La valeur actuelle nette des free cash flows dégagés doivent être positifs pour que le projet soit entrepris. Sous cette condition, stratégie de croissance et stratégie de valeur ne sont qu’une. Les allégations qui visent à associer marché financiers et licenciements sont donc infondées et purement rhétoriques, car c’est la croissance qui crée l’emploi comme on l’a vu en France ces dernières années (et non les politiques du gouvernement). L’argent à un coût et tout projet plus rentable que ce coût peut être entrepris car il est créateur de valeur.
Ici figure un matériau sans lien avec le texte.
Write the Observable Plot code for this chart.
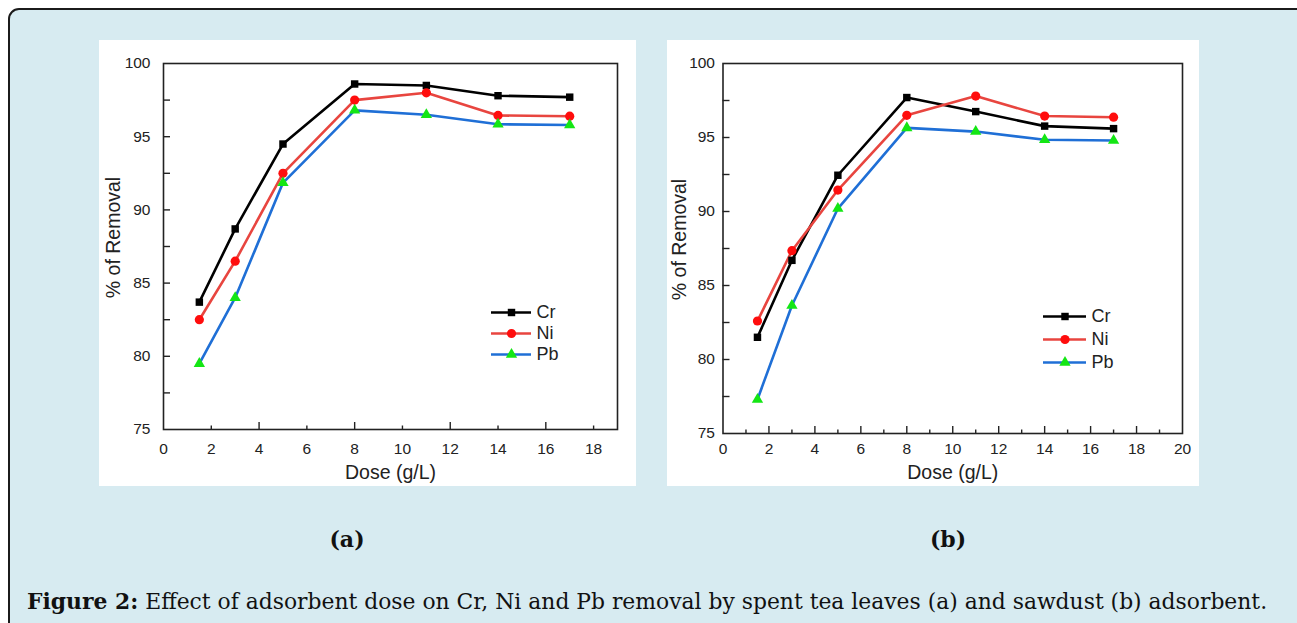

Cessons donc de brocarder les marchés…

Bibliographie

Albouy, M., » La valeur est-elle autre chose qu’un discours à la mode? », Revue Française de Gestion, Janvier-Février 1999

Marsh, P., » Marchés financiers : une vision à court terme? », Les Echos, L’Art de la Finance, n°6, 1998

Giunti, O. et Bousquié, B., » Quels leviers pour la création de valeur? », Les Echos, L’Art d’entreprendre, n°9, 1997

Bernard, L., « Rapprochements : les rendez-vous manqués », Les Echos, L’Art de la Stratégie, n°3, 2000

Gertner, R., « Fusions-acquisitions : le rôle du conseil d’administration « , Les Echos, L’Art de la Stratégie, n°2, 2000

Anand, J., « Combien d’unions sont idylliques », Les Echos, L’Art de la Stratégie, n°5, 2000

Rérolle, J.F., Quentin, F et Béghin, J.M., »La discipline de la valeur », Les Echos, L’Art de la finance n°7, 1998

Kay, J., »Le fantasme des grands projets », Les Echos, L’Art de la Stratégie n°1, 2000

Jacquin, J.B., » L’Expansion EVA/MVA 2000″, http://www.lexpansion.com/classement/eva/affichage.asp, 2000

Jasor, M., « Bipop-Carire paie cher sa politique de croissance tous azimuts », Les Echos, le 6 Aout 2001

Schwartz, E.S. et Moon, M., « Rational Pricing of Internet Compagnies », Financial Analysts Journal, vol 56, n°3, Mai-Juin 2000.